God is the king. You are the man who received mercy. And if you don’t learn to give that same mercy that you have received to other people, God is unwilling to give you any mercy on the Day of Judgment. This is a salvation matter. I’m just letting you know.
Be on a mission of mercy. Be like Jesus Christ. You could never, ever, ever, ever repay Christ for what he did for you, but you can live out your life in such a way where you extend the mercy he gave you to someone else. Let’s pray for communion. Father, we just want to say thank you for passages like this that are just reminders of what we need to do.

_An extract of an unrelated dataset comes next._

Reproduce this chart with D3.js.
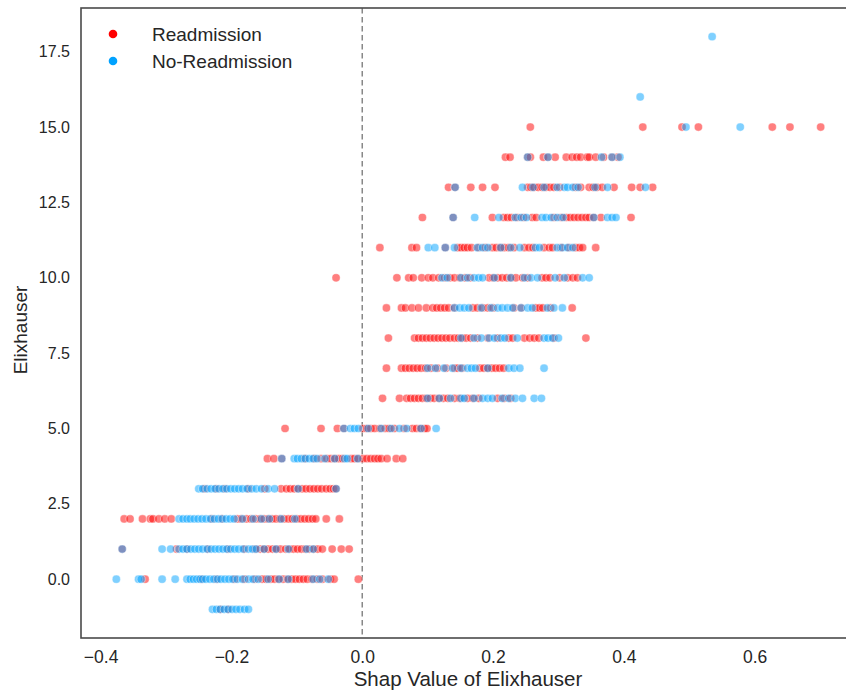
<!DOCTYPE html>
<html>
<head>
<meta charset="utf-8">
<script src="https://cdn.jsdelivr.net/npm/d3@7"></script>
<style>
	body { margin: 0; background: #fff; }
	text { font-family: "Liberation Sans", Arial, sans-serif; fill: #262626; }
</style>
</head>
<body>
<div id="chart"></div>
<script>
// Elixhauser level -> shap values, one entry per row of dots
var readmission = [
	[-1, [-0.217, -0.205]],
	[0, [-0.332, -0.246, -0.223, -0.195, -0.180, -0.164, -0.153, -0.147, -0.140, -0.134, -0.128, -0.121, -0.114, -0.108, -0.102, -0.096, -0.090, -0.084, -0.077, -0.069, -0.061, -0.049, -0.043, -0.006]],
	[1, [-0.367, -0.284, -0.268, -0.236, -0.205, -0.180, -0.164, -0.156, -0.150, -0.144, -0.137, -0.131, -0.125, -0.117, -0.111, -0.105, -0.099, -0.093, -0.087, -0.081, -0.074, -0.068, -0.061, -0.046, -0.032, -0.020]],
	[2, [-0.364, -0.355, -0.336, -0.324, -0.320, -0.311, -0.302, -0.292, -0.230, -0.215, -0.191, -0.185, -0.177, -0.170, -0.163, -0.156, -0.150, -0.144, -0.138, -0.132, -0.126, -0.120, -0.113, -0.107, -0.100, -0.094, -0.088, -0.082, -0.076, -0.071, -0.055, -0.035]],
	[3, [-0.241, -0.223, -0.210, -0.174, -0.149, -0.124, -0.116, -0.110, -0.104, -0.098, -0.092, -0.086, -0.080, -0.074, -0.068, -0.062, -0.055, -0.049, -0.044, -0.040]],
	[4, [-0.145, -0.135, -0.123, -0.088, -0.073, -0.063, -0.054, -0.048, -0.042, -0.036, -0.030, -0.017, -0.012, -0.006, 0.001, 0.007, 0.013, 0.019, 0.024, 0.029, 0.038, 0.052, 0.062]],
	[5, [-0.118, -0.063, -0.038, -0.028, 0.001, 0.007, 0.013, 0.019, 0.027, 0.035, 0.041, 0.049, 0.064, 0.077, 0.083, 0.089, 0.095, 0.099]],
	[6, [0.031, 0.057, 0.068, 0.074, 0.080, 0.086, 0.092, 0.098, 0.104, 0.110, 0.117, 0.124, 0.131, 0.141, 0.149, 0.161, 0.169, 0.178, 0.207, 0.217, 0.227]],
	[7, [0.037, 0.060, 0.066, 0.072, 0.078, 0.084, 0.090, 0.097, 0.105, 0.115, 0.128, 0.141, 0.146, 0.153, 0.180, 0.186, 0.192, 0.198, 0.204, 0.210, 0.216]],
	[8, [0.040, 0.080, 0.086, 0.092, 0.098, 0.104, 0.110, 0.116, 0.122, 0.128, 0.134, 0.141, 0.147, 0.153, 0.159, 0.166, 0.176, 0.192, 0.207, 0.224, 0.230, 0.248, 0.256, 0.263, 0.270, 0.293, 0.342]],
	[9, [0.037, 0.060, 0.066, 0.076, 0.086, 0.098, 0.108, 0.114, 0.120, 0.126, 0.132, 0.141, 0.169, 0.176, 0.184, 0.192, 0.200, 0.232, 0.243, 0.265, 0.271, 0.276, 0.288, 0.321]],
	[10, [-0.040, 0.053, 0.071, 0.078, 0.091, 0.101, 0.108, 0.117, 0.126, 0.134, 0.141, 0.149, 0.157, 0.165, 0.194, 0.200, 0.207, 0.214, 0.221, 0.228, 0.235, 0.245, 0.253, 0.275, 0.281, 0.287, 0.302, 0.314, 0.322, 0.329]],
	[11, [0.027, 0.076, 0.083, 0.127, 0.146, 0.151, 0.156, 0.161, 0.167, 0.178, 0.188, 0.199, 0.205, 0.211, 0.217, 0.224, 0.232, 0.248, 0.255, 0.261, 0.278, 0.286, 0.291, 0.304, 0.316, 0.326, 0.332, 0.337, 0.357]],
	[12, [0.092, 0.139, 0.199, 0.216, 0.222, 0.228, 0.237, 0.247, 0.260, 0.266, 0.293, 0.304, 0.312, 0.318, 0.324, 0.330, 0.336, 0.342, 0.347, 0.354, 0.365, 0.411]],
	[13, [0.132, 0.142, 0.166, 0.184, 0.203, 0.253, 0.258, 0.263, 0.269, 0.275, 0.281, 0.287, 0.293, 0.302, 0.326, 0.334, 0.347, 0.353, 0.359, 0.367, 0.385, 0.412, 0.425, 0.444]],
	[14, [0.219, 0.226, 0.253, 0.257, 0.277, 0.284, 0.295, 0.312, 0.321, 0.328, 0.334, 0.344, 0.347, 0.357, 0.369, 0.382, 0.391]],
	[15, [0.257, 0.429, 0.489, 0.514, 0.627, 0.654, 0.701]]
]

var noReadmission = [
	[-1, [-0.229, -0.223, -0.217, -0.211, -0.205, -0.199, -0.193, -0.187, -0.180, -0.174]],
	[0, [-0.376, -0.342, -0.338, -0.306, -0.286, -0.268, -0.263, -0.258, -0.253, -0.248, -0.244, -0.239, -0.233, -0.227, -0.221, -0.216, -0.210, -0.204, -0.198, -0.191, -0.183, -0.174, -0.167, -0.159, -0.144, -0.127, -0.113, -0.075, -0.065, -0.052]],
	[1, [-0.367, -0.306, -0.293, -0.280, -0.274, -0.268, -0.262, -0.256, -0.250, -0.244, -0.237, -0.231, -0.225, -0.219, -0.213, -0.207, -0.201, -0.195, -0.189, -0.182, -0.174, -0.168, -0.162, -0.150, -0.132, -0.113, -0.085, -0.075]],
	[2, [-0.280, -0.274, -0.268, -0.263, -0.257, -0.251, -0.245, -0.239, -0.232, -0.226, -0.220, -0.214, -0.208, -0.202, -0.196, -0.183, -0.167, -0.154, -0.142, -0.124, -0.103]],
	[3, [-0.250, -0.244, -0.237, -0.231, -0.225, -0.219, -0.213, -0.207, -0.201, -0.195, -0.189, -0.183, -0.176, -0.169, -0.162, -0.154, -0.144, -0.134, -0.098, -0.040]],
	[4, [-0.123, -0.104, -0.099, -0.093, -0.087, -0.081, -0.075, -0.069, -0.057, -0.042, -0.027, -0.023, -0.007]],
	[5, [-0.028, -0.018, -0.012, -0.006, 0.009, 0.029, 0.044, 0.057, 0.068, 0.090, 0.113]],
	[6, [0.100, 0.118, 0.135, 0.151, 0.156, 0.171, 0.184, 0.192, 0.199, 0.214, 0.224, 0.234, 0.245, 0.263, 0.274]],
	[7, [0.100, 0.112, 0.125, 0.138, 0.151, 0.161, 0.167, 0.173, 0.192, 0.224, 0.232, 0.241, 0.278]],
	[8, [0.151, 0.171, 0.182, 0.194, 0.202, 0.212, 0.218, 0.237, 0.278, 0.284, 0.291, 0.300]],
	[9, [0.141, 0.149, 0.156, 0.163, 0.182, 0.197, 0.207, 0.214, 0.222, 0.230, 0.243, 0.253, 0.260, 0.283, 0.293, 0.306]],
	[10, [0.122, 0.130, 0.151, 0.161, 0.171, 0.178, 0.184, 0.202, 0.227, 0.248, 0.258, 0.268, 0.295, 0.309, 0.337, 0.347]],
	[11, [0.101, 0.111, 0.127, 0.141, 0.176, 0.184, 0.192, 0.212, 0.227, 0.241, 0.265, 0.271, 0.298, 0.306, 0.314, 0.322]],
	[12, [0.139, 0.172, 0.209, 0.234, 0.243, 0.251, 0.275, 0.281, 0.289, 0.298, 0.307, 0.354, 0.375, 0.382, 0.388]],
	[13, [0.142, 0.245, 0.261, 0.278, 0.298, 0.309, 0.314, 0.322, 0.330, 0.356, 0.375, 0.433]],
	[14, [0.253, 0.284, 0.366, 0.382, 0.394]],
	[15, [0.495, 0.578]],
	[16, [0.425]],
	[18, [0.535]]
]

var xTicks = [-0.4, -0.2, 0.0, 0.2, 0.4, 0.6]
var yTicks = [0.0, 2.5, 5.0, 7.5, 10.0, 12.5, 15.0, 17.5]
var legendLabels = ["Readmission", "No-Readmission"]

var w = 846
var h = 690
var boundaries = {
	top: 8,
	bottom: 638,
	left: 81,
	right: 856
}
var red = "#ff0000"
var blue = "#00a2ff"

var svg = d3.select("#chart")
	.append("svg")
	.attr("width", w)
	.attr("height", h)

var xScale = d3.scaleLinear()
	.domain([-0.430, 0.755])
	.range([boundaries.left, boundaries.right])

var yScale = d3.scaleLinear()
	.domain([-1.95, 18.95])
	.range([boundaries.bottom, boundaries.top])

// flatten rows into points
let toPoints = rows => rows.flatMap(r => r[1].map(x => ({ x: x, y: r[0] })))

// zero line
svg.append("line")
	.attr("x1", xScale(0)).attr("x2", xScale(0))
	.attr("y1", boundaries.top).attr("y2", boundaries.bottom)
	.attr("stroke", "#7f7f7f")
	.attr("stroke-width", 1.4)
	.attr("stroke-dasharray", "5.5,3.5")

// dots: readmission underneath, no-readmission on top
let drawDots = (rows, color) => {
	svg.append("g").selectAll("circle")
		.data(toPoints(rows))
		.enter()
		.append("circle")
		.attr("cx", d => xScale(d.x))
		.attr("cy", d => yScale(d.y))
		.attr("r", 4.1)
		.attr("fill", color)
		.attr("fill-opacity", 0.5)
		.attr("stroke", "#fff")
		.attr("stroke-opacity", 0.7)
		.attr("stroke-width", 0.6)
}
drawDots(readmission, red)
drawDots(noReadmission, blue)

// x axis
let xAxis = d3.axisBottom(xScale)
	.tickValues(xTicks)
	.tickSize(0)
	.tickPadding(13)
	.tickFormat(d3.format(".1f"))

svg.append("g")
	.attr("transform", "translate(0, " + boundaries.bottom + ")")
	.call(xAxis)
	.call(g => g.select(".domain").remove())
	.selectAll("text")
	.style("font-size", "17.5px")

// y axis
let yAxis = d3.axisLeft(yScale)
	.tickValues(yTicks)
	.tickSize(0)
	.tickPadding(11)
	.tickFormat(d3.format(".1f"))

svg.append("g")
	.attr("transform", "translate(" + boundaries.left + ", 0)")
	.call(yAxis)
	.call(g => g.select(".domain").remove())
	.selectAll("text")
	.style("font-size", "16px")

// frame
svg.append("rect")
	.attr("x", boundaries.left)
	.attr("y", boundaries.top)
	.attr("width", boundaries.right - boundaries.left)
	.attr("height", boundaries.bottom - boundaries.top)
	.attr("fill", "none")
	.attr("stroke", "#4a4a4a")
	.attr("stroke-width", 1.6)

// axis labels
svg.append("text")
	.attr("x", 468)
	.attr("y", 686)
	.style("text-anchor", "middle")
	.style("font-size", "20.5px")
	.text("Shap Value of Elixhauser")

svg.append("text")
	.attr("transform", "rotate(-90)")
	.attr("x", -330)
	.attr("y", 27)
	.style("text-anchor", "middle")
	.style("font-size", "19px")
	.text("Elixhauser")

// legend
let legend = svg.append("g")
legend.selectAll("circle")
	.data(legendLabels)
	.enter()
	.append("circle")
	.attr("cx", 113)
	.attr("cy", (d, i) => 34 + i * 27)
	.attr("r", 4.3)
	.attr("fill", (d, i) => i === 0 ? red : blue)

legend.selectAll("text")
	.data(legendLabels)
	.enter()
	.append("text")
	.attr("x", 152)
	.attr("y", (d, i) => 34 + i * 27)
	.attr("dy", "0.35em")
	.style("font-size", "19px")
	.text(d => d)
</script>
</body>
</html>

Father, I know sometimes I feel a little bit like James and John. I think about your name or your image being distorted by people. I think about people on I mean, I have all these private things, my thoughts right now. I think about people who talk about you but are clearly not following you, people who distort the truth in order to make their lives seem like it’s good before you. People who lie to other people about how to live.
I think about people that promote the whole prosperity thing. Part of me just wants to just tear everybody up and rip them up and then say, this is injustice to my King. But, God, I am convinced, Lord, that you would temper my intensity with a lot more love, that you would temper my anger with more just peace, more kindness, more patience. That you would temper sometimes the righteous indignation I feel with a lot more grace than I have, God. And I pray that if we err, we err on the side of grace and if we err, we err on the side of mercy.
And if we err, we err in a place where we’re patient with people, God. But I pray that we can hold up mercy and truth in equal balance, that we can be people that are just totally honest about everything that needs to happen, that we can call sinners to repent, but do it in such a way that honors the idea that they were made in the image of God. Lord, I don’t know how to do that. I know we need your Holy Spirit to do that.
So I beg that Your Holy Spirit would come alive in us in those moments so that we can be the people we need to be. Lord, I just want to say thank you for Jesus, who came full of grace and truth, as John One says, who was able to talk intensely to people, but also give them a way out to find righteousness. Lord. I just want to say thank you for him. And thank you for the fact that on the Day of Judgment, or rather on the day where he was crushed for our sins, that he extended grace to all people so that we could have it and we can hold it.
Father, I just pray we can do the same for others. We just want to say thank you as we eat the bread that represents your body and the juice that represents Your blood, I pray that we’ll have a reminder. This will be just a reminder of the grace and mercy that you have given us. We just want to say thank you, Lord in Christ Jesus name. amen.